MATERIAL PROVIDED:
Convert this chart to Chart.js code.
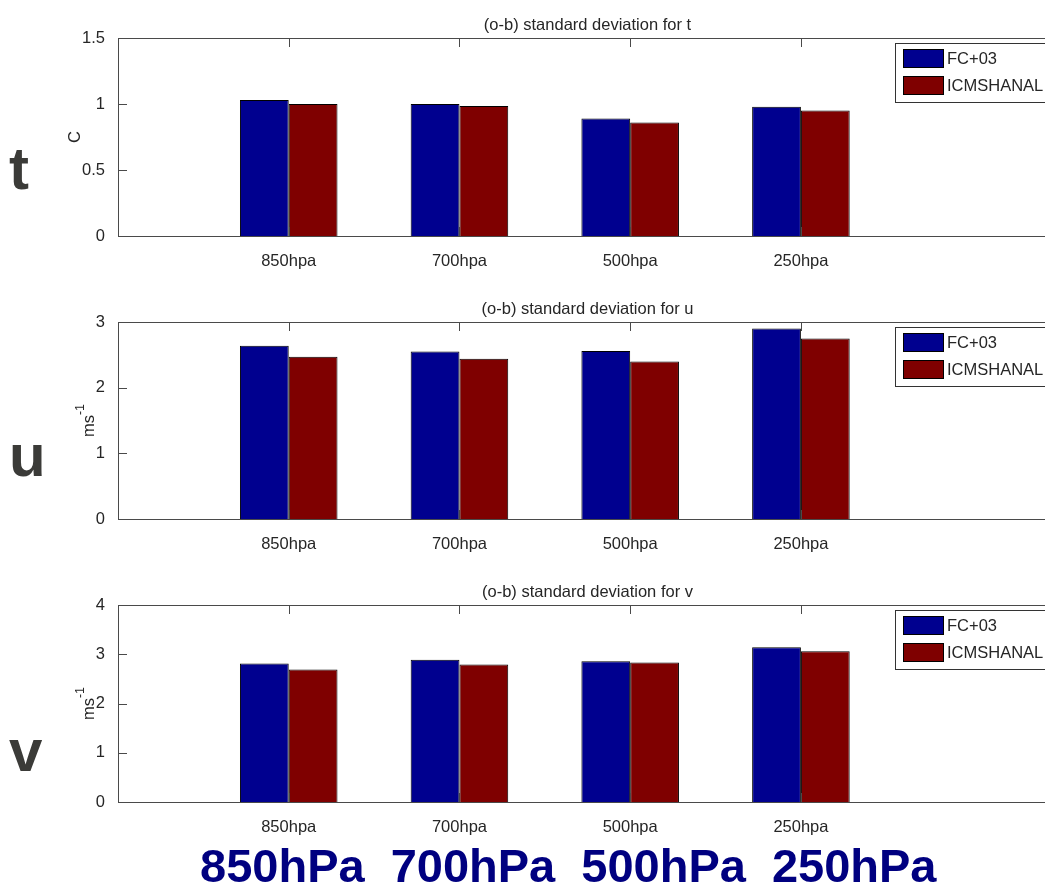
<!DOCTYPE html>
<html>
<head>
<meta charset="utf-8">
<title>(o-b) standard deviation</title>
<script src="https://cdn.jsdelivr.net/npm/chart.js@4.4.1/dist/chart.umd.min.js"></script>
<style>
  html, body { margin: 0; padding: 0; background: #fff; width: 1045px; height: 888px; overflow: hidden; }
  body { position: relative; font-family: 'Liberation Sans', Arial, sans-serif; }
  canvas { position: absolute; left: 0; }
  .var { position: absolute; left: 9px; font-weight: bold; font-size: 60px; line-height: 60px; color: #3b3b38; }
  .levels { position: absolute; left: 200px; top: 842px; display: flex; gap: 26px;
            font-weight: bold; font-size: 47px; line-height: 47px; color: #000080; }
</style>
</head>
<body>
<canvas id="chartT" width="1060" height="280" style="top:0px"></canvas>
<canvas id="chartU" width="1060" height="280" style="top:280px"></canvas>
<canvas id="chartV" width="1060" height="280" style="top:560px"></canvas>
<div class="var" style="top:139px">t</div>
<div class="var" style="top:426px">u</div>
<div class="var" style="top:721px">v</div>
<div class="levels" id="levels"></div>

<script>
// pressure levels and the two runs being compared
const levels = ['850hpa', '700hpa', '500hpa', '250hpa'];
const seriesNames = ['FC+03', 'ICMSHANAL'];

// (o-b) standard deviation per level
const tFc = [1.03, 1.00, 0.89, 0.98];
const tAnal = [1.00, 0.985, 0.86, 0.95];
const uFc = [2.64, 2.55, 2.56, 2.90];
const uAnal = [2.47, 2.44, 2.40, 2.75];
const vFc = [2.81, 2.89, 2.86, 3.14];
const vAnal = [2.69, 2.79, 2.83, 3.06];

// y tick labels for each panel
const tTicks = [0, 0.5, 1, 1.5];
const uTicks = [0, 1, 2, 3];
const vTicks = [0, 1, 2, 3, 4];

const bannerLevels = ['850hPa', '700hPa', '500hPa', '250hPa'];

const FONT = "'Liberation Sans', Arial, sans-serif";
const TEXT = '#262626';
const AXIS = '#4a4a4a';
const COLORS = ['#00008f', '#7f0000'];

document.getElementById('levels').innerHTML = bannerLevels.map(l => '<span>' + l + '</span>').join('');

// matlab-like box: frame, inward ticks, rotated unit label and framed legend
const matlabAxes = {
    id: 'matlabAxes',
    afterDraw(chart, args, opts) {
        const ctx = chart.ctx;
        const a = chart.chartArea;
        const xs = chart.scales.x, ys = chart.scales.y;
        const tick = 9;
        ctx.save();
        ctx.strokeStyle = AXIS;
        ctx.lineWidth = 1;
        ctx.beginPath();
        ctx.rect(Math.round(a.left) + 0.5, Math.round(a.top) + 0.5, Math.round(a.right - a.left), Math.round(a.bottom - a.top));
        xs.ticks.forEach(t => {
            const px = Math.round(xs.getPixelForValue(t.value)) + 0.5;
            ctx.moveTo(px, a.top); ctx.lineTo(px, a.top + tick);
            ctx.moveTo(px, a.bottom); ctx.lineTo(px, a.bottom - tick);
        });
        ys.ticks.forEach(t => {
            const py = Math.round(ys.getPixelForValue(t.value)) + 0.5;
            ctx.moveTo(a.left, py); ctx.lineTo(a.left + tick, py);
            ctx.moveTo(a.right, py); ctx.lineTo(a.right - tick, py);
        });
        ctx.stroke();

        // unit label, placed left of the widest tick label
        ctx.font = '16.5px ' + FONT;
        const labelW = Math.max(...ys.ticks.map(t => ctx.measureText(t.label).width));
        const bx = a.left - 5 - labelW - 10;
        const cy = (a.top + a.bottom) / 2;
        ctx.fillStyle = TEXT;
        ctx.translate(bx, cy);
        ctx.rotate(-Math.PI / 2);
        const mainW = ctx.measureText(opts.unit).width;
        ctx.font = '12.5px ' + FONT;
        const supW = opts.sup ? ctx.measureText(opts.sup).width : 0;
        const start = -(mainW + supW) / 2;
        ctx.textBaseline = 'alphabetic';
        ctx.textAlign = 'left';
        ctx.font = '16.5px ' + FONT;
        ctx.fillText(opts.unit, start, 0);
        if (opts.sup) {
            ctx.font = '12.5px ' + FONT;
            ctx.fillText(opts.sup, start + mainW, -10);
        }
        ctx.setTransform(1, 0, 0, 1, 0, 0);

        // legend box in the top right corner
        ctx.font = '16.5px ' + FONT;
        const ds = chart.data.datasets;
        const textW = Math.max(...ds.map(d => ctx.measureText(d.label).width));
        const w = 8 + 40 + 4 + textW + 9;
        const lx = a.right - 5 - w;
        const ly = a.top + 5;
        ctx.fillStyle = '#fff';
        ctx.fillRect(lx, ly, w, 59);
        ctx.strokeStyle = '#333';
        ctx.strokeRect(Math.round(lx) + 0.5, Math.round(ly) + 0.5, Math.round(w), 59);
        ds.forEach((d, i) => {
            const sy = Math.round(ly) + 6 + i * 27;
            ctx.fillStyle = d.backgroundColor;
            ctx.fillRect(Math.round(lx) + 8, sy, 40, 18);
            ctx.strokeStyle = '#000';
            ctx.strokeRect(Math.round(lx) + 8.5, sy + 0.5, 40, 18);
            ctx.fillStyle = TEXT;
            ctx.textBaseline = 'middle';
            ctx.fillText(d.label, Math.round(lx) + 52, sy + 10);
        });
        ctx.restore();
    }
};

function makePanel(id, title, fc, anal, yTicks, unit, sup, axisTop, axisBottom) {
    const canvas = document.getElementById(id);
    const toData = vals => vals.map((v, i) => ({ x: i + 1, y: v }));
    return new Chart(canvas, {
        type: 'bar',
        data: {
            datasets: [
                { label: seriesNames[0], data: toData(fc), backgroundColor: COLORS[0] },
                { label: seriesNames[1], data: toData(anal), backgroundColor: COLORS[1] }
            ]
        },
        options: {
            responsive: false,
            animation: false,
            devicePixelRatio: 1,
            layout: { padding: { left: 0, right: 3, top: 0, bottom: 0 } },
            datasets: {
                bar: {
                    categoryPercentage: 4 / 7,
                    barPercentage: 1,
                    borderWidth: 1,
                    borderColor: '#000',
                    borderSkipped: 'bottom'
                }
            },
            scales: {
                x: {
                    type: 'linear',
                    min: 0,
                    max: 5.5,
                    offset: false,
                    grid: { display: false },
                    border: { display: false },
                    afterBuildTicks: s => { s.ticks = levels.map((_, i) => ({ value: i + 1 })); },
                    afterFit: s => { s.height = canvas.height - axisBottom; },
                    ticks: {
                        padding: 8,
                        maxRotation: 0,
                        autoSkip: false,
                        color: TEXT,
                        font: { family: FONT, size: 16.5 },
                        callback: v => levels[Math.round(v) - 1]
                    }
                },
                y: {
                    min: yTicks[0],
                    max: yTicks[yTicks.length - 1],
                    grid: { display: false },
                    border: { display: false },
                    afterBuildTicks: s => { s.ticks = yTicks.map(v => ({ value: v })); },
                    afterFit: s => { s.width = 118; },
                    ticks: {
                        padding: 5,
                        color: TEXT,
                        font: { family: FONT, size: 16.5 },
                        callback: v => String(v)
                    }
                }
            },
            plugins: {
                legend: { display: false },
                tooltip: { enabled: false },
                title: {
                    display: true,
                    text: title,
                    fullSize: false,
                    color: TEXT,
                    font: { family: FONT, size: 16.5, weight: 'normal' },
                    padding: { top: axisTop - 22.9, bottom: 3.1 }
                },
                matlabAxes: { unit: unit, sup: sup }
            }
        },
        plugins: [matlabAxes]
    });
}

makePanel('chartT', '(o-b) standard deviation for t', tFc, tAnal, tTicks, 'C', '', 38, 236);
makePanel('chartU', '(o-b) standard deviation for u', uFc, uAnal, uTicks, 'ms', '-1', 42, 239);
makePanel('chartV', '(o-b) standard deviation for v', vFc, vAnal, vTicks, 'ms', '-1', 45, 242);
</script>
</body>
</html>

TASK PROMPT: Leave out the pictures and restate, word for word, the lines from the top of the data through the line containing "const seriesNames = ['FC+03', 'ICMSHANAL'];", both included.

RESPONSE BELOW:
Convert this chart to Chart.js code.
<!DOCTYPE html>
<html>
<head>
<meta charset="utf-8">
<title>(o-b) standard deviation</title>
<script src="https://cdn.jsdelivr.net/npm/chart.js@4.4.1/dist/chart.umd.min.js"></script>
<style>
  html, body { margin: 0; padding: 0; background: #fff; width: 1045px; height: 888px; overflow: hidden; }
  body { position: relative; font-family: 'Liberation Sans', Arial, sans-serif; }
  canvas { position: absolute; left: 0; }
  .var { position: absolute; left: 9px; font-weight: bold; font-size: 60px; line-height: 60px; color: #3b3b38; }
  .levels { position: absolute; left: 200px; top: 842px; display: flex; gap: 26px;
            font-weight: bold; font-size: 47px; line-height: 47px; color: #000080; }
</style>
</head>
<body>
<canvas id="chartT" width="1060" height="280" style="top:0px"></canvas>
<canvas id="chartU" width="1060" height="280" style="top:280px"></canvas>
<canvas id="chartV" width="1060" height="280" style="top:560px"></canvas>
<div class="var" style="top:139px">t</div>
<div class="var" style="top:426px">u</div>
<div class="var" style="top:721px">v</div>
<div class="levels" id="levels"></div>

<script>
// pressure levels and the two runs being compared
const levels = ['850hpa', '700hpa', '500hpa', '250hpa'];
const seriesNames = ['FC+03', 'ICMSHANAL'];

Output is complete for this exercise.